Innovation raises entry thresholds further. PPG won the 2026 IRI Excellence Award for laser-based powder curing, expanded AI use in product development, and launched the AI-designed PPG DELTRON NXT Premium Glamour Speed Clearcoat during 2025-2026. It also launched SELEMIX 7-140, introduced a first-in-the-U.S. aluminum coil-applied PVC-NI coating for pet food cans, and invested in a radiation-curable testing line in Marly, France. These moves show that entrants need more than plants; they need advanced formulation, testing, application, and qualification expertise. PPG's shift toward higher-margin aerospace and protective coatings, plus record aerospace sales and double-digit growth, makes the technical hurdle even higher.

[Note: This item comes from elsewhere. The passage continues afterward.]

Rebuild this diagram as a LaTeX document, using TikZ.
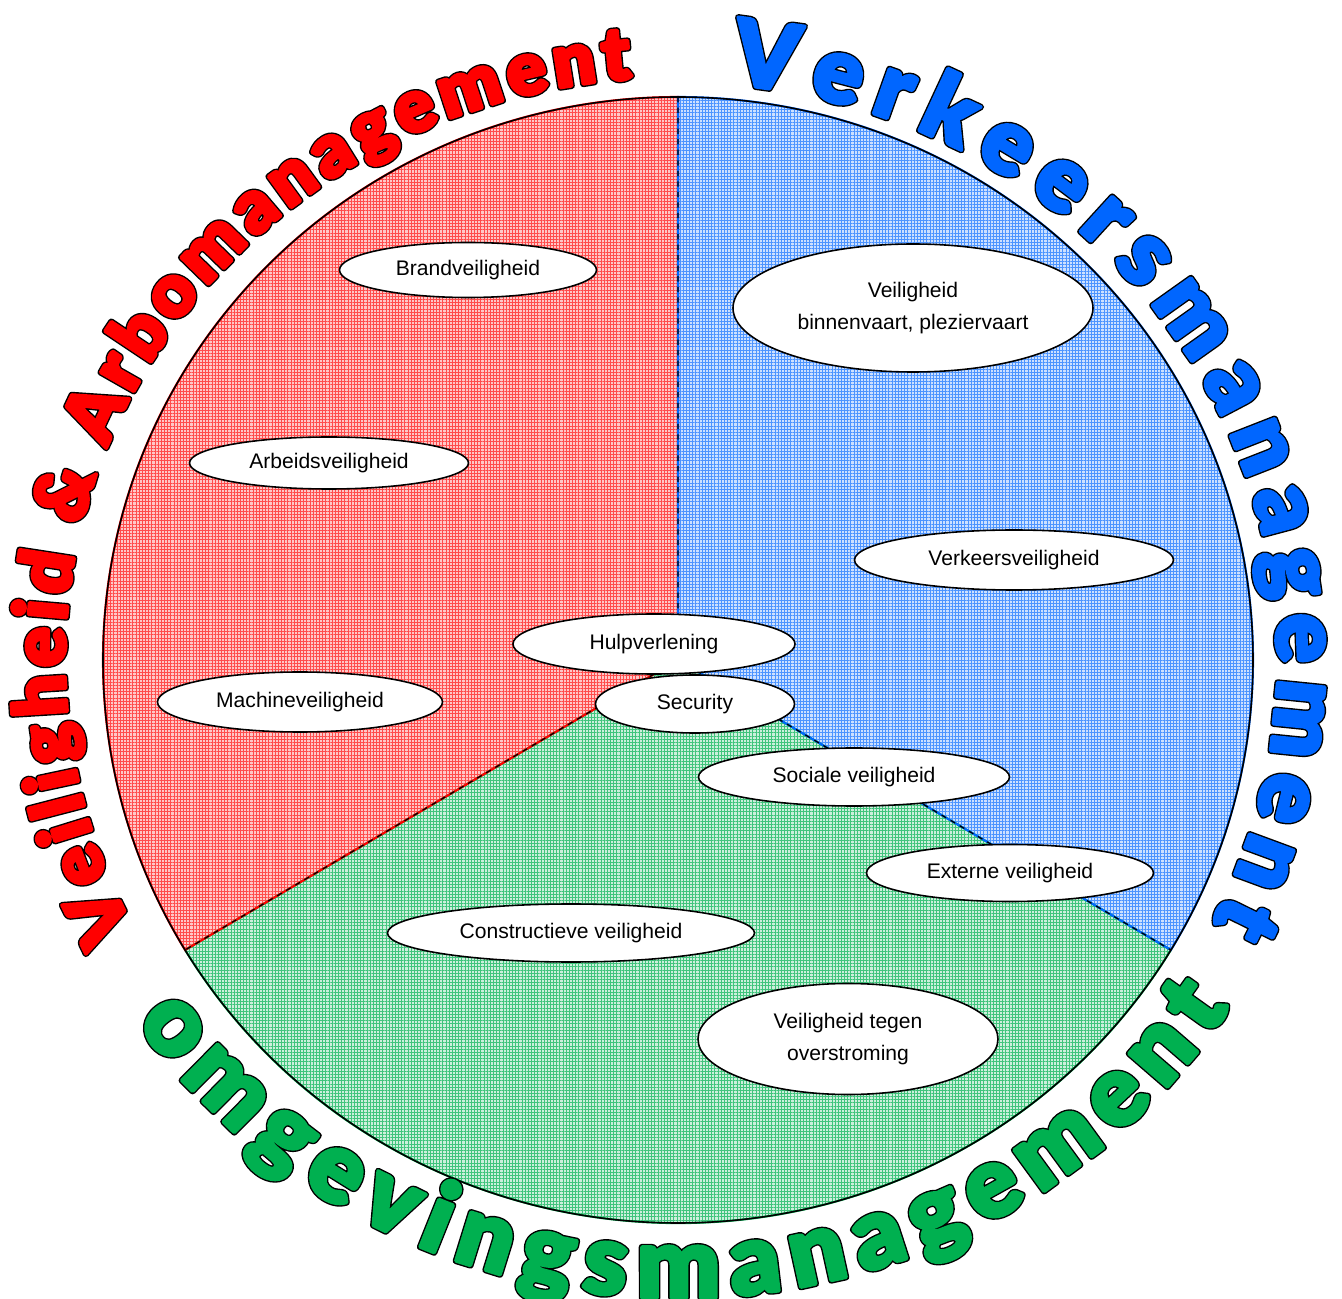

| Innovation barrier | PPG example | Effect on entrants |
|---|---|---|
| Product development speed | AI in product development; AI-designed clearcoat launch | New entrants need data, labs, and formulation talent to match product cycles |
| Testing and qualification | Radiation-curable testing line in Marly, France | Customers in aerospace and industrial markets require long qualification periods |
| Application expertise | Laser-based powder curing award; SELEMIX 7-140 launch | Entrants need process knowledge, not just chemicals, to win contracts |
The practical result is that a challenger would need deep capital, regulatory capability, international channels, trusted customer relationships, and strong R&D before reaching meaningful scale. In a business where performance, compliance, and supply reliability matter, those barriers protect PPG Industries, Inc. and keep the threat of new entrants low.